While Microsoft was under investigation for anti-competitive[**] behavior against Netscape and Sun, it couldn't afford to be too blatant about squeezing utility companies out of the Windows 'ecosystem'. This is, at least, is one possible narrative to explain why Windows Media Player still lacks so many useful integrated features. Another is that Microsoft's notorious bureaucracy and slack coding might explain its failure to produce competive or coherent software, but we shall be charitable here, and if only for the sake of argument, discount this narrative altogether.
On the other hand, Apple has shown little compunction about bundling functionality offered by its ISVs into the operating system. iTunes itself was based on code derived from utility vendor Casady & Green, which recently ceased trading. But if Microsoft was behaving 'well' and Apple behaving 'badly', who has gained most, Windows users or Macintosh users?
Comparing the two monopolies - one horizontal, one vertical - is an interesting exercise. Under which monopoly are users happier?
Well, perhaps Mac owners are collectively suffering from Stockholm Syndrome, because under the jackboot of this proprietary computer systems company, they don't look such an unhappy lot. And the theoretical benefits of the horizontal model don't seem to be quite working out as planned. The theories look quite beautiful on paper, but once put into practice these theories will encounter if not a Bill Gates, then someone who very much wants to be a Bill Gates.
Now if this sounds like an abstract parlour conversation to you, then we humbly bet to differ: you'll see this particular platform war fought out on these very terms, using such buzzwords as 'choice' in the coming few months. There's a lot at stake.
Drop the iPod or drop the DRM?
As Ken 'Caesar' Fisher writes in a very astute Ars Technica editorial, Fester #2's claims are very well made.
Apple is attempting to build a vertical business where a business doesn't exist right now, and Microsoft is retaliating by arguing that horizontal values - or choice - matter. Apple is able to do so because it has its own proprietary DRM, one which the record industry pigopolists find palatable, thanks to its playback device in the form of the iPod[***]. The ends here matter.
Unlike Sony, Microsoft doesn't make hardware devices, so you can see why it's pushing hard for 'choice'. Until Apple decides to license the iPod, or it licenses its DRM to iPod-alike-licensees, Apple's particular flavor of vertical music service is the only game in town.
Ars's Ken has a good look at the options and wonders which might go first - the exclusive DRM or the exclusive iPod. Of course right now, as it's early days, nothing has to give. But if iTMS is a runaway success, one or the other will have to go.
His conclusion is surprising, but based on sound assumptions. Apple reports that its margins on iPod sales are "healthy" albeit below the margins on other hardware products. By contrast, Apple makes next to nothing on sales from the music store, as most of that 99 cents is swallowed up by the RIAA and the credit card companies. It's no reflection on Jobs' negotiating talents, but more a sign of how poorly the technology industry as a whole has played its hand, that these cartels have managed to force such a good deal for themselves.

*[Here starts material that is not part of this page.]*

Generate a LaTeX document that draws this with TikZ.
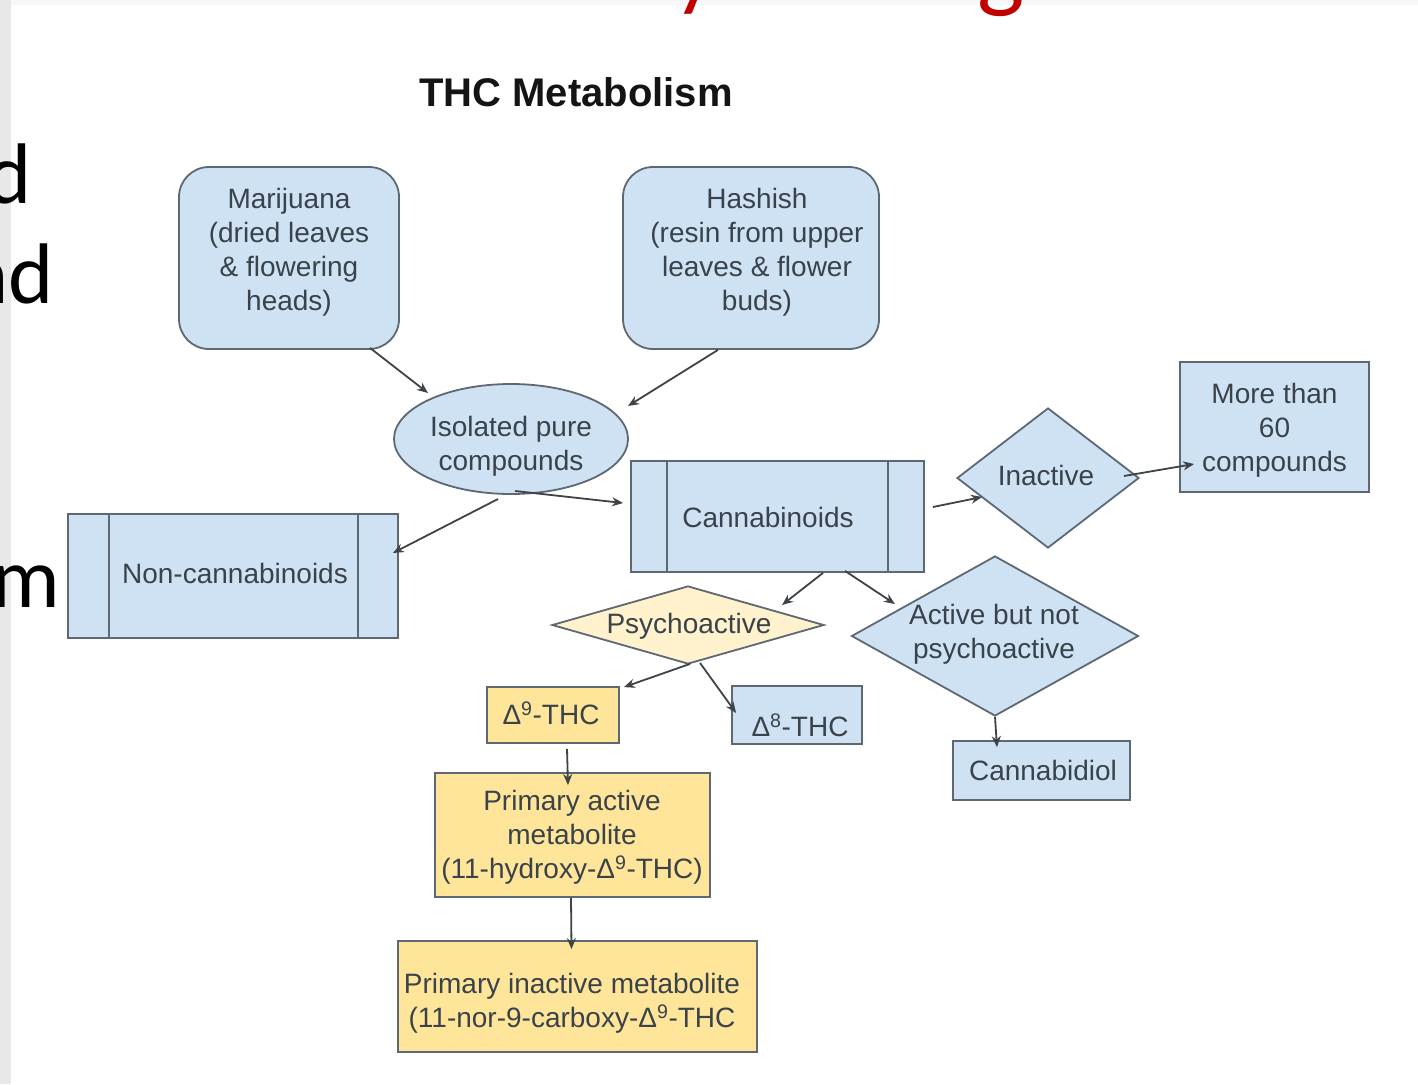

So, Apple can enter the high volume music sales business or it can maintain its leadership position in the low volume, high margin premium playback device business.
Must it be either/or, you ask? Well, this is how Wall Street likes to think. Finance capitalists make their money from 'creating new markets', rather than being held accountable to the consequences of their actions (because we are reluctant to hold them to account for anything) and so the easiest way to create new markets is to slice up vertical businesses and make them horizontal. As we saw in the dot.com bubble, these free-marketeer shysters have typically taken the first train out of town by the time the shit hits the fan. So don't blame us, dear readers, we're simply following the twisted logic of Wall Street to guess how things might take shape.
And as we stressed earlier, Apple doesn't have to make a jump either way just yet. Cast your minds back to May, to the Microsoft /AOL-TW rapprochement. Time Warner (as it is now) agreed to license Microsoft's Internet Explorer components for another seven years, and in return Microsoft got an agreement that AOL would maybe, sort of, take a favorable look at Microsoft's media player and DRM technology.
The real deal
At the time, Bill Gates boasted that the deal was "the most comprehensive media licence we've done". Well, hidden in last week's announcements from Apple was a deal with Time Warner that sees all of AOL's customers get one-click access to the Apple music store. By implication, as we've explained, that means they get access to Apple's DRM, and if they want to take their music with them (CD-burning loopholes aside), they might like to think about buying an Apple playback device, too.
That's a killer deal for Apple, one which suggests that it doesn't have to make the choice between its prime assets just yet. When the game of musical chairs has stopped, though, who knows where it will pan out?
For Microsoft, too, faces a pretty blunt choice: it can proselytize choice all day, but it needs to have (and forgive us for throwing the IT industry's most meaningless jargon back at you) an 'end to end' hardware platform, a strong brand that Joe User can recognize, and trust that works. And as we've seen in the phone business, today's horizontal Microsoft isn't particularly effective at persuading consumer hardware manufacturers to surrender their brand equity in favor of Microsoft's suck-it-and-see reference platforms. Can Microsoft learn to be a hardware designer? Does such a thing even exist in the sacred screeds of horizontal business model textbooks?
It's a delicious mess, and eventually, something's got to give. ®
[**] Microsoft® Word X for Mac® X (Service Release 1) does not appear to have the word 'competitive' in the default dictionary. Can readers report similar sightings?
[***] When we first uncovered the media sector's plans to put CPRM on hard drives (see FAQ and Full Coverage), we concluded no single company should ever be allowed to control both the content and the playback device.